As concerns about the new #coronavirus spread, we're urging healthy donors to give blood or platelets to help maint… https://t.co/eeOppYD3vf— American Red Cross (@American Red Cross)1583445660.0
There's no reason to feel nervous about giving blood, even with the threat of the coronavirus, said the Red Cross in a press release. Aside from there being no evidence that the virus can caught from a blood transfusion, the process for giving blood is as safe and sanitary as you can get.
Red Cross and blood drive employees are required to wear gloves, and they constantly wipe down the areas where drives are taking place. The sets used to collect the donations are completely sterile, and workers will apply an aseptic scrub to your arm before drawing any blood.
There is NO evidence and NO confirmed cases worldwide of people getting any kind of respiratory virus, including the coronavirus, from a transfusion.
c/o American Red Cross
Blood donations continue to help victims of accidents, heart surgery and organ transplant patients and those receiving various treatments for leukemia, cancer, or sickle cell disease. Volunteer donors are the only source of blood for those in need of transfusions, which is why, the Red Cross says, it is important to keep the donations coming in.
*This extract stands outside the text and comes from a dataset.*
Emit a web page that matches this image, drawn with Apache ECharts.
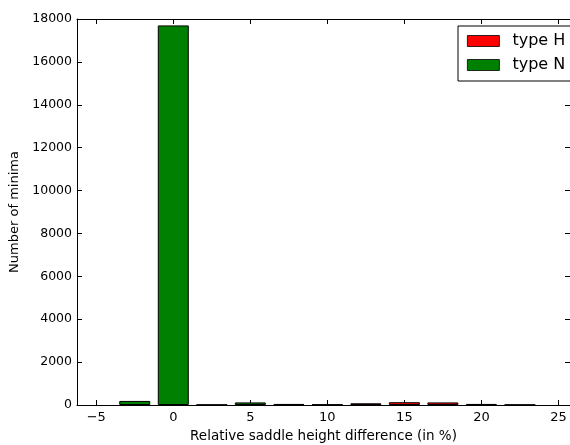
<!DOCTYPE html>
<html>
<head>
<meta charset="utf-8">
<script src="https://cdn.jsdelivr.net/npm/echarts@6/dist/echarts.min.js"></script>
<style>
  html, body { margin: 0; padding: 0; background: #fff; }
  #chart { width: 570px; height: 445px; }
</style>
</head>
<body>
<div id="chart"></div>
<script>
// Histogram bin centres (relative saddle height difference, %)
const binsN = [-2.5, 0, 2.5, 5, 7.5, 10];
const countsN = [190, 17700, 15, 120, 50, 25];
const binsH = [12.5, 15, 17.5, 20, 22.5];
const countsH = [80, 130, 120, 50, 15];
const xTicks = [-5, 0, 5, 10, 15, 20, 25];
const yTicks = [0, 2000, 4000, 6000, 8000, 10000, 12000, 14000, 16000, 18000];

const FONT = 'DejaVu Sans';
const X_MIN = -6.25, X_MAX = 25.75;
const chart = echarts.init(document.getElementById('chart'));

const pairs = (xs, ys) => xs.map((x, i) => [x, ys[i]]);
const tickStyle = { show: true, inside: true, length: 5, lineStyle: { color: '#000', width: 1 } };
const lineStyle = { show: true, onZero: false, lineStyle: { color: '#000', width: 1 } };
const fmtX = v => String(v).replace('-', '\u2212');
const fmtY = v => String(v);

chart.setOption({
  animation: false,
  backgroundColor: '#fff',
  grid: { left: 77, right: 0, top: 19, bottom: 40, containLabel: false, outerBoundsMode: 'none' },
  legend: {
    orient: 'vertical',
    left: 458, top: 26,
    padding: [7, 12, 8, 9],
    itemWidth: 32, itemHeight: 11, itemGap: 8,
    backgroundColor: '#fff',
    borderColor: '#000', borderWidth: 1,
    icon: 'rect',
    itemStyle: { borderColor: '#000', borderWidth: 0.8 },
    textStyle: { fontFamily: FONT, fontSize: 16, color: '#000', padding: [0, 0, 0, 8] },
    data: ['type H', 'type N']
  },
  xAxis: [{
    type: 'value', min: X_MIN, max: X_MAX, position: 'bottom',
    axisLine: lineStyle,
    axisTick: Object.assign({ customValues: xTicks }, tickStyle),
    axisLabel: { customValues: xTicks, formatter: fmtX, fontFamily: FONT, fontSize: 13, color: '#000', margin: 6 },
    splitLine: { show: false },
    name: 'Relative saddle height difference (in %)',
    nameLocation: 'middle', nameGap: 24,
    nameTextStyle: { fontFamily: FONT, fontSize: 13.5, color: '#000' }
  }, {
    type: 'value', min: X_MIN, max: X_MAX, position: 'top',
    axisLine: lineStyle,
    axisTick: Object.assign({ customValues: xTicks }, tickStyle),
    axisLabel: { show: false },
    splitLine: { show: false }
  }],
  yAxis: [{
    type: 'value', min: 0, max: 18000, position: 'left',
    axisLine: lineStyle,
    axisTick: Object.assign({ customValues: yTicks }, tickStyle),
    axisLabel: { customValues: yTicks, formatter: fmtY, fontFamily: FONT, fontSize: 12.5, color: '#000', margin: 5 },
    splitLine: { show: false },
    name: 'Number of minima',
    nameLocation: 'middle', nameGap: 50, nameRotate: 90,
    nameTextStyle: { fontFamily: FONT, fontSize: 13, color: '#000' }
  }, {
    type: 'value', min: 0, max: 18000, position: 'right',
    axisLine: lineStyle,
    axisTick: Object.assign({ customValues: yTicks }, tickStyle),
    axisLabel: { show: false },
    splitLine: { show: false }
  }],
  series: [{
    name: 'type H', type: 'bar',
    data: pairs(binsH, countsH),
    barWidth: 31, barGap: '-100%',
    itemStyle: { color: '#ff0000', borderColor: '#000', borderWidth: 1 }
  }, {
    name: 'type N', type: 'bar',
    data: pairs(binsN, countsN),
    barWidth: 31, barGap: '-100%',
    itemStyle: { color: '#008000', borderColor: '#000', borderWidth: 1 }
  }]
});
</script>
</body>
</html>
"Keep giving, keep hosting blood drives. Patients across the country need our help." Chris Hrouda, President, Red Cross Blood Services
To be safe, the Red Cross is asking any potential donors to wait 28 days before giving blood if they:
- Recently traveled to China, Iran, Italy and South Korea
- Have been diagnosed with Covid-19 or have come into contact with anyone who is suspected to have the virus
Other than those two restrictions, people should feel free to give blood at their local drives and donation centers as often as they can.